The Scherzo forms the entirety of the central part of the symphony. It veers between some breezy Ländler dances and impassioned outcries. The former lilted pleasingly, with a hint of toy soldiers in the muted trumpet and heavy glockenspiel playing. Principal horn Timothy Jackson gave a series of magnificent solos, at times softly lyrical and elsewhere dramatic and full-bodied. The string section gave some impressively flexible pizzicato passages, flitting between mourning and the grotesque. In the final bars Dausgaard pushed the tempo almost to the limit for an exciting close. Although the individual episodes within the movement all came off well, it was rather difficult to link them together into a cogent whole.

The famous Adagietto fourth movement came off very well. As the wind players sat back and relaxed, the strings began imperceptibly softly, their sound slowly blossoming into a glowingly warm colour. The first violins handled the soft corners with superb sensitivity. Dausgaard conducted very closely to shape each phrase into an elegant line. Occasionally it felt a little over-conducted, and the overall architecture of the music was threatened, but otherwise he did well to produce a moving performance.

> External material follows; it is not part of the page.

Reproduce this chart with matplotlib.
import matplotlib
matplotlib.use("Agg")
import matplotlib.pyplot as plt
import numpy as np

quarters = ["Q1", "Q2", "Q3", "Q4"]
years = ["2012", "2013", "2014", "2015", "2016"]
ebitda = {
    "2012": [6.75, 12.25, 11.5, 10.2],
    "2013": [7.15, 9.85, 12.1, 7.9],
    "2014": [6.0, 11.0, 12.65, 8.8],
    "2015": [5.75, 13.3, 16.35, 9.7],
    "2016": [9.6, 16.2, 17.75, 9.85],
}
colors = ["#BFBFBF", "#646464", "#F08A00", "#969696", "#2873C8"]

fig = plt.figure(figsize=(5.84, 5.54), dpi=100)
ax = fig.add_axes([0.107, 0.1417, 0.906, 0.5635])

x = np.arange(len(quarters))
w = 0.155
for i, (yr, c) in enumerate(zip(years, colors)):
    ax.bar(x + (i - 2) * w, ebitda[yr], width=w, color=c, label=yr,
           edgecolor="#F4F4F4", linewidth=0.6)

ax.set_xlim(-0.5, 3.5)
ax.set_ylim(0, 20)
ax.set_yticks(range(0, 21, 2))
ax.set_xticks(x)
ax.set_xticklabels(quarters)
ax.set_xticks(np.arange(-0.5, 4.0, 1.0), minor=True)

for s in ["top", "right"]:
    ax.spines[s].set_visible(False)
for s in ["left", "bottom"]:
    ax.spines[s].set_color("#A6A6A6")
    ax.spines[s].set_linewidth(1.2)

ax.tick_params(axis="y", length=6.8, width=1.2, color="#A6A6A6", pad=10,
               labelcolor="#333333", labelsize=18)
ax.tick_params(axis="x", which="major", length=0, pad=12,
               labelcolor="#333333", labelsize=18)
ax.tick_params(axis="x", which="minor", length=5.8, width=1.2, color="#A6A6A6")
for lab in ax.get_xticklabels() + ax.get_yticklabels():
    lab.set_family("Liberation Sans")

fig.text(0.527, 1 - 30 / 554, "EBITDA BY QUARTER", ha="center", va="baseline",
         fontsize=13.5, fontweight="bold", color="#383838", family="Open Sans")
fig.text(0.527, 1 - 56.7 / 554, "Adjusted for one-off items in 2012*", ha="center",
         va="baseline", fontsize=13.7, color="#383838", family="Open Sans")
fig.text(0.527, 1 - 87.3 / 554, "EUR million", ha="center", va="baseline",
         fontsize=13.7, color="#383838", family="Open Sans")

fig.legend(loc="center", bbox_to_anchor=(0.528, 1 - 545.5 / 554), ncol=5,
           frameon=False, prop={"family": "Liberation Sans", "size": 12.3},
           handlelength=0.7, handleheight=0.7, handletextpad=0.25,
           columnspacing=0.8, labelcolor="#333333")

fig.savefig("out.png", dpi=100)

No pause was taken between the fourth and fifth movements, and the spacing between the horn and woodwind solos was so broad as to give an entirely seamless transition. There was a crisp, spring-like feel in the music here, with plenty of vigour emerging after the first climax. The atmosphere still felt prone to capricious changes of direction, most of all in a surprising burst of quicker tempo for the coda. As with the whole symphony, though, the playing here was thrillingly direct and made for a bright finish to the evening. The audience responded with delight.